Du coup peut-on dire que ta participation aux 10… comme auteur pour le premier opus, et comme maître d’oeuvre du troisième à paraître, fait partie de ces pistes à explorer ? Autrement dit, peux-tu déjà dresser un premier bilan intermédiaire de ta collaboration avec Edicool, en tant qu’aventure humaine et/ou littéraire ?
Pour ce qui est du premier volume, je n’ai pas vraiment eu l’impression de faire partie d’un effort collectif. Je savais bien évidemment qu’il y avait toute une équipe d’auteurs, mais ils ne se sont pas vraiment constitués en groupe. C’est peut-être parce que l’équipe des « 10 petites suites 2806″ a été trop hétéroclite ? Il me semble que l’élément collectif joue un rôle plus important dans l’effort de Franck-Olivier Laferrère qui a donné naissance au deuxième épisode, « Aimer, c’est résister ». Ce volume a vu participer les membres de Ciderrant Prod, des personnes donc qui se connaissent depuis un certain temps et qui échangent. Encore que, si j’ai bien compris les intentions de FOL, il s’agit surtout, pour lui, de résister aux sirènes d’une certaine collectivisation littéraire.
Quant à moi, l’idée de faire partie d’un ensemble est beaucoup plus présente depuis que je dirige le volume qui se prépare pour l’été, rien que par le seul fait que je connais tous les auteurs impliqués et qu’il y a des contacts assez noués entre eux et moi. Mais comme l’idée de base de la collection est de permettre à chacun de s’épanouir, d’être bien dans son texte, et de faire entendre sa voix, il me semble qu’on est très loin, dans le monde des Dix, d’un effort collectif.

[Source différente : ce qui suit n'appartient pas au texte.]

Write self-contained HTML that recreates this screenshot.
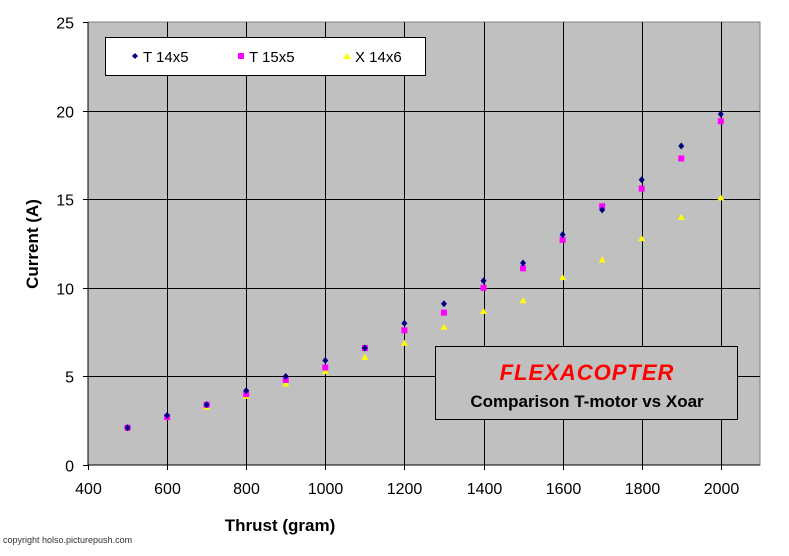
<!DOCTYPE html>
<html><head><meta charset="utf-8"><style>
body{margin:0;background:#fff;}
svg{display:block;font-family:"Liberation Sans",Arial,sans-serif;}
</style></head><body>
<svg id="s" width="789" height="556" viewBox="0 0 789 556" xmlns="http://www.w3.org/2000/svg">
<rect x="88" y="22" width="672" height="443" fill="#c0c0c0" stroke="#808080" stroke-width="1"/>
<g id="grid" stroke="#000" stroke-width="1"></g>
<line x1="88" y1="22" x2="88" y2="465" stroke="#000"/>
<line x1="88" y1="465" x2="760" y2="465" stroke="#000"/>
<g id="ticks" font-size="16" fill="#000"></g>
<text x="280" y="531" font-size="17" font-weight="bold" text-anchor="middle">Thrust (gram)</text>
<text transform="translate(38,244) rotate(-90)" font-size="17" font-weight="bold" text-anchor="middle">Current (A)</text>
<g id="pts"></g>
<rect x="105.5" y="37.5" width="320" height="38" fill="#fff" stroke="#000"/>
<path d="M135,53 l3,3 l-3,3 l-3,-3z" fill="#000080"/>
<text x="143" y="62" font-size="15">T 14x5</text>
<rect x="238" y="53" width="6" height="6" fill="#ff00ff"/>
<text x="249" y="62" font-size="15">T 15x5</text>
<path d="M343,59 l4,-6 l4,6z" fill="#ffff00"/>
<text x="355" y="62" font-size="15">X 14x6</text>
<rect x="435.5" y="346.5" width="302" height="73" fill="#c0c0c0" stroke="#000"/>
<text x="587" y="380" font-size="22" font-weight="bold" font-style="italic" fill="#ff0000" text-anchor="middle" letter-spacing="1">FLEXACOPTER</text>
<text x="587" y="407" font-size="17" font-weight="bold" text-anchor="middle">Comparison T-motor vs Xoar</text>
<text x="3" y="543" font-size="9" fill="#333">copyright holso.picturepush.com</text>
</svg>
<script>
var NS="http://www.w3.org/2000/svg";
function X(v){return 88+(v-400)/200*79.1;}
function Y(v){return 465-v*17.72;}
function el(p,t,a,txt){var e=document.createElementNS(NS,t);for(var k in a)e.setAttribute(k,a[k]);if(txt!=null)e.textContent=txt;document.getElementById(p).appendChild(e);}
for(var v=600;v<=2000;v+=200){var x=Math.round(X(v))+.5;el("grid","line",{x1:x,y1:22,x2:x,y2:465});}
for(var v=5;v<=20;v+=5){var y=Math.round(Y(v))+.5;el("grid","line",{x1:88,y1:y,x2:760,y2:y});}
for(var v=0;v<=25;v+=5){var y=Math.round(Y(v))+.5;el("grid","line",{x1:83,y1:y,x2:88,y2:y});el("ticks","text",{x:74,y:y+6,"text-anchor":"end"},v);}
for(var v=400;v<=2000;v+=200){var x=Math.round(X(v))+.5;el("grid","line",{x1:x,y1:465,x2:x,y2:470});el("ticks","text",{x:x,y:494,"text-anchor":"middle"},v);}
var a=[2.1,2.8,3.4,4.2,5.0,5.9,6.6,8.0,9.1,10.4,11.4,13.0,14.4,16.1,18.0,19.8];
var b=[2.1,2.7,3.4,4.0,4.8,5.5,6.6,7.6,8.6,10.0,11.1,12.7,14.6,15.6,17.3,19.4];
var c=[2.1,2.7,3.3,3.9,4.6,5.3,6.1,6.9,7.8,8.7,9.3,10.6,11.6,12.8,14.0,15.1];
for(var i=0;i<16;i++){var x=X(500+i*100);
var y=Y(c[i]);el("pts","path",{d:"M"+(x-3.5)+","+(y+3)+" l3.5,-6 l3.5,6z",fill:"#ffff00"});
y=Y(b[i]);el("pts","rect",{x:x-3,y:y-3,width:6,height:6,fill:"#ff00ff"});
y=Y(a[i]);el("pts","path",{d:"M"+x+","+(y-3.5)+" l3,3.5 l-3,3.5 l-3,-3.5z",fill:"#000080"});}
</script>
</body></html>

Quant à l’aspect humain de ma collaboration avec Edicool, je suis ravi par la richesse que je découvre quotidiennement dans les pensées et les mots de ceux qui participent à cette aventure éditoriale.
Oui, mais là tu triches… (rire). C’est toi qui était sensé être interviewé (rire) ! Mais c’est vrai que l’idée derrière le premier volume était d’avantage celle d’un tir groupé que d’une réelle mise en relation des auteurs. Maintenant, aussi, ce n’est pas une règle, c’est pour cela que nous avons souhaité une direction d’ouvrage tournante… Découvrir différents styles, propos, ou conception de l’exercice. Et pour nous aussi cette expérience est très enrichissante, d’ailleurs nous attendons impatiemment que tu nous rendes ta copie… Si tu ne vois rien à ajouter, je pense que nous pouvons nous dire à bientôt, pour la suite du récit de cette aventure ?
L’aventure va continuer, et c’est ça le principal ! J’aimerais quand-même, avant de terminer cet entretien, exprimer mon admiration devant les beaux textes que ma collaboration avec Edicool m’a permis de découvrir. Comme, tout récemment encore, celui d’Hervé Fuchs, Les Folles de la Nationale 4, dont je recommande très, très vivement la lecture à toutes celles et à tous ceux qui voudraient découvrir les abîmes qui s’ouvrent à deux pas de chez nous, en pleine Lorraine.